The Widow Maker

Prep: 20 mins
Cook: 10 mins
The Widow Maker
This ice cream is the result of some customers being gluttons for punishment. It dishes up a curious dichotomy of heat and cold, with the ice cream feeling cold only while you are licking it. Once the ice cream runs out, you will probably need another scoop of something a little more soothing! This may well be our greatest moment, or our biggest blunder… depending on whether or not you would get the seconds.
 

1 dried cascabel chilli

1 dried ancho chilli

1 dried jalapeño chilli

1 dried chipotle chilli

200 ml coconut cream

Grated zest and juice of 2 limes

3g gelatine sheets

75g caster (superfine) sugar

35g dextrose monohydrate

Remove any stems from the chillies. Warm the chillies in a saucepan with the coconut cream and 170 ml of water. Simmer for about 10 minutes, or until the chillies are tender.

Using a stick bender, whiz the chillies into the coconut cream until you have a smooth liquid that is pretty much lump free.

Stir in the lime zest and juice. Soak the gelatine in cold water for 5 minutes, or until soft and pliable.

Remove the gelatine from the water. Squeeze out any excess water, then add the gelatine to the saucepan and stir to dissolve.

Combine the sugar and dextrose, then stir through the coconut cream mixture. Remove from the heat, then strain into a bowl and cool over ice.

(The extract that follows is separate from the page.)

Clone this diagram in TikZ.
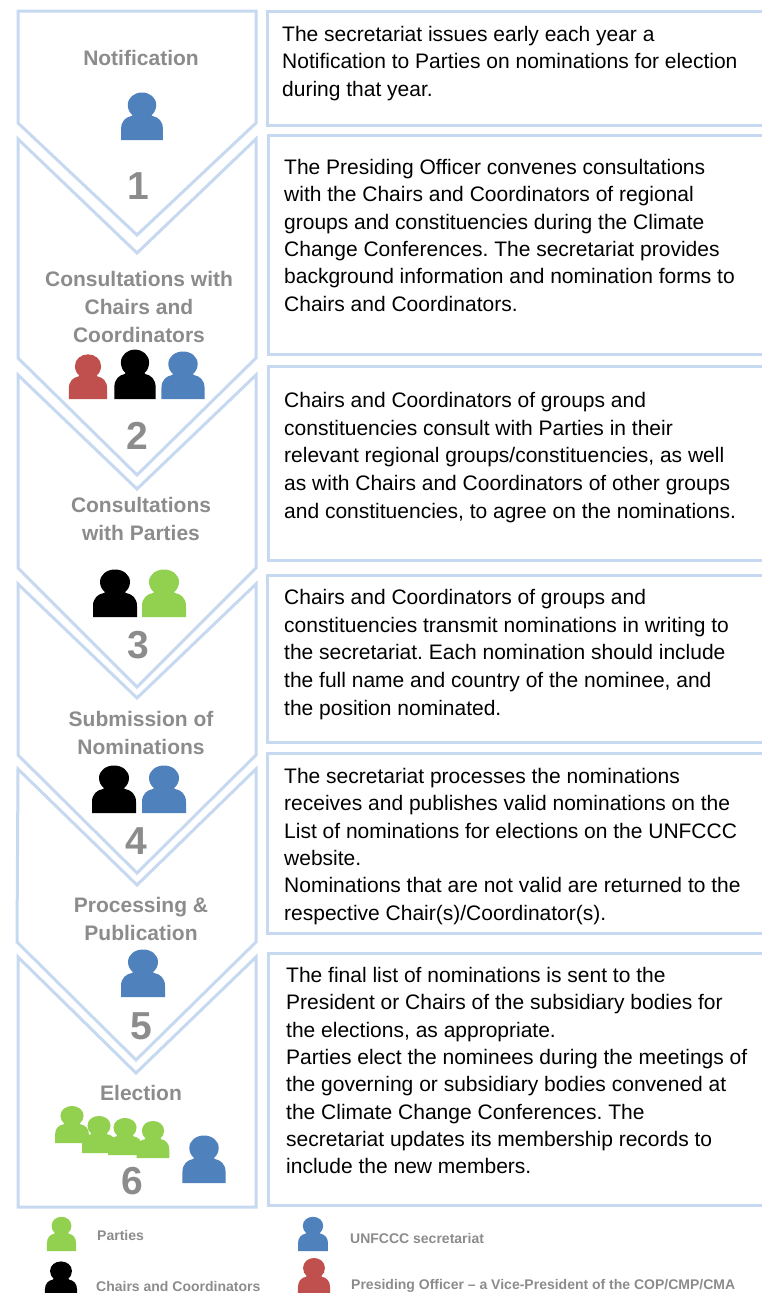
\documentclass[tikz,border=0pt]{standalone}
\usepackage{fontspec}
\setmainfont{Liberation Sans}
\frenchspacing
\definecolor{edge}{HTML}{C6D9F1}
\definecolor{lab}{HTML}{8C8C8C}
\definecolor{pblue}{HTML}{4F81BD}
\definecolor{pred}{HTML}{C0504D}
\definecolor{pgreen}{HTML}{92D050}
\tikzset{
 x=1pt,y=-1pt,
 panel/.style={draw=edge,line width=3pt,fill=white,line join=miter},
 body/.style={anchor=north west,align=left,font=\fontsize{21}{27.35}\selectfont,inner sep=0pt,text=black},
 bodywide/.style={body,font=\fontsize{21}{27.7}\selectfont},
 head/.style={align=center,font=\fontsize{21}{27.8}\selectfont\bfseries,text=lab,inner sep=0pt},
 num/.style={font=\fontsize{39}{39}\selectfont\bfseries,text=lab,inner sep=0pt},
 leg/.style={anchor=west,font=\fontsize{14}{14}\selectfont\bfseries,text=lab,inner sep=0pt},
 person/.pic={\fill[pic actions] (-22,0) -- (-22,-11) .. controls (-22,-19) and (-17,-23) .. (-11,-24) -- (-10,-25) .. controls (-13,-27) and (-15,-31) .. (-15,-35) .. controls (-15,-42.5) and (-8,-47.5) .. (0,-47.5) .. controls (8,-47.5) and (15,-42.5) .. (15,-35) .. controls (15,-31) and (13,-27) .. (10,-25) -- (11,-24) .. controls (17,-23) and (22,-19) .. (22,-11) -- (22,0) -- cycle;}
}
\begin{document}
\begin{tikzpicture}
\useasboundingbox (0,0) rectangle (762,1293);
% right panels
\draw[panel] (767,11) -- (267,11) -- (267,125) -- (767,125);
\draw[panel] (767,135) -- (268,135) -- (268,354) -- (767,354);
\draw[panel] (767,366) -- (268,366) -- (268,560) -- (767,560);
\draw[panel] (767,575) -- (267,575) -- (267,742) -- (767,742);
\draw[panel] (767,753) -- (267,753) -- (267,933) -- (767,933);
\draw[panel] (767,953) -- (268,953) -- (268,1205) -- (767,1205);
% chevrons
\draw[panel] (18,11) -- (256,11) -- (256,123) -- (137,235) -- (18,123) -- cycle;
\draw[panel] (18,139) -- (137,253) -- (256,139) -- (256,358) -- (137,475) -- (18,358) -- cycle;
\draw[panel] (18,375) -- (137,489) -- (256,375) -- (256,568) -- (137,687) -- (18,568) -- cycle;
\draw[panel] (18,584) -- (137,698) -- (256,584) -- (256,755) -- (137,873) -- (18,755) -- cycle;
\draw[panel] (18,769) -- (137,885) -- (256,769) -- (256,942) -- (136,1060) -- (17,942) -- cycle;
\draw[panel] (18,957) -- (136,1073) -- (256,957) -- (256,1207) -- (18,1207) -- cycle;
% headings
\node[head] (h1) at (141,58) {Notification};
\node[head] (h2) at (139,307) {Consultations with\\Chairs and\\Coordinators};
\node[head] (h3) at (141,519) {Consultations\\with Parties};
\node[head] (h4) at (141,733) {Submission of\\Nominations};
\node[head] (h5) at (141,919) {Processing \&\\Publication};
\node[head] (h6) at (141,1093) {Election};
% numbers
\node[num] (n1) at (138,186) {1};
\node[num] (n2) at (137,436) {2};
\node[num] (n3) at (138,645) {3};
\node[num] (n4) at (136,841) {4};
\node[num] (n5) at (141,1026) {5};
\node[num] (n6) at (132,1181) {6};
% body
\node[body] (t1) at (282,26) {The secretariat issues early each year a\\Notification to Parties on nominations for election\\during that year.};
\node[body] (t2) at (284,159) {The Presiding Officer convenes consultations\\with the Chairs and Coordinators of regional\\groups and constituencies during the Climate\\Change Conferences. The secretariat provides\\background information and nomination forms to\\Chairs and Coordinators.};
\node[bodywide] (t3) at (284,392) {Chairs and Coordinators of groups and\\constituencies consult with Parties in their\\relevant regional groups/constituencies, as well\\as with Chairs and Coordinators of other groups\\and constituencies, to agree on the nominations.};
\node[bodywide] (t4) at (284,589) {Chairs and Coordinators of groups and\\constituencies transmit nominations in writing to\\the secretariat. Each nomination should include\\the full name and country of the nominee, and\\the position nominated.};
\node[body] (t5) at (284,768) {The secretariat processes the nominations\\receives and publishes valid nominations on the\\List of nominations for elections on the UNFCCC\\website.\\Nominations that are not valid are returned to the\\respective Chair(s)/Coordinator(s).};
\node[body] (t6) at (286,967) {The final list of nominations is sent to the\\President or Chairs of the subsidiary bodies for\\the elections, as appropriate.\\Parties elect the nominees during the meetings of\\the governing or subsidiary bodies convened at\\the Climate Change Conferences. The\\secretariat updates its membership records to\\include the new members.};
% people
\pic[fill=pblue,xscale=.95] at (142,140) {person};
\pic[fill=pred,xscale=.87,yscale=.94] at (88,399) {person};
\pic[fill=black,xscale=.94,yscale=1.04] at (135,399) {person};
\pic[fill=pblue,xscale=.98] at (183,399) {person};
\pic[fill=black] at (115,617) {person};
\pic[fill=pgreen] at (164,617) {person};
\pic[fill=black] at (114,813) {person};
\pic[fill=pblue] at (164,813) {person};
\pic[fill=pblue] at (143,997) {person};
\pic[fill=pgreen,xscale=.77,yscale=.78] at (72,1143) {person};
\pic[fill=pgreen,xscale=.77,yscale=.78] at (99,1153) {person};
\pic[fill=pgreen,xscale=.77,yscale=.78] at (125,1155) {person};
\pic[fill=pgreen,xscale=.74,yscale=.78] at (153,1158) {person};
\pic[fill=pblue,xscale=.98] at (204,1183) {person};
% legend
\pic[fill=pgreen,xscale=.66,yscale=.72] at (61.5,1251) {person};
\pic[fill=pblue,xscale=.68,yscale=.72] at (313,1251) {person};
\pic[fill=black,xscale=.73,yscale=.77] at (61,1298) {person};
\pic[fill=pred,xscale=.73,yscale=.8] at (314,1296) {person};
\node[leg] (l1) at (97,1235) {Parties};
\node[leg] (l2) at (350,1238) {UNFCCC secretariat};
\node[leg] (l3) at (96,1286) {Chairs and Coordinators};
\node[leg] (l4) at (351,1286) {Presiding Officer – a Vice-President of the COP/CMP/CMA};
\end{tikzpicture}
\end{document}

Cover and leave to infuse in the fridge overnight to get the most from this evil concoction.

Then churn the mixture in an ice-cream machine, as per the manufacturer’s instructions.

The ice cream will keep in the freezer for up to 4 weeks.

Preparation Time
20 minutes

Cooking Time
10 minutes

Main ingredients
Dairy, Sugar, Spice

Recipe Type
Dessert

Level of Difficulty
Easy

If you’re without an ice-cream machine, or lacking the funds to buy one, grab yourself some zip-lock bags. Pour some ice-cream mixture into one of them and seal it up tightly. Place it in the second bag, along with plenty of ice and about 70 g (21⁄2 oz/1⁄2 cup) of salt. Just to be on the safe side, seal it all up in a third zip-lock bag. Now shake the whole thing (get the kids involved!) and in 10 minutes you’ll have ice cream.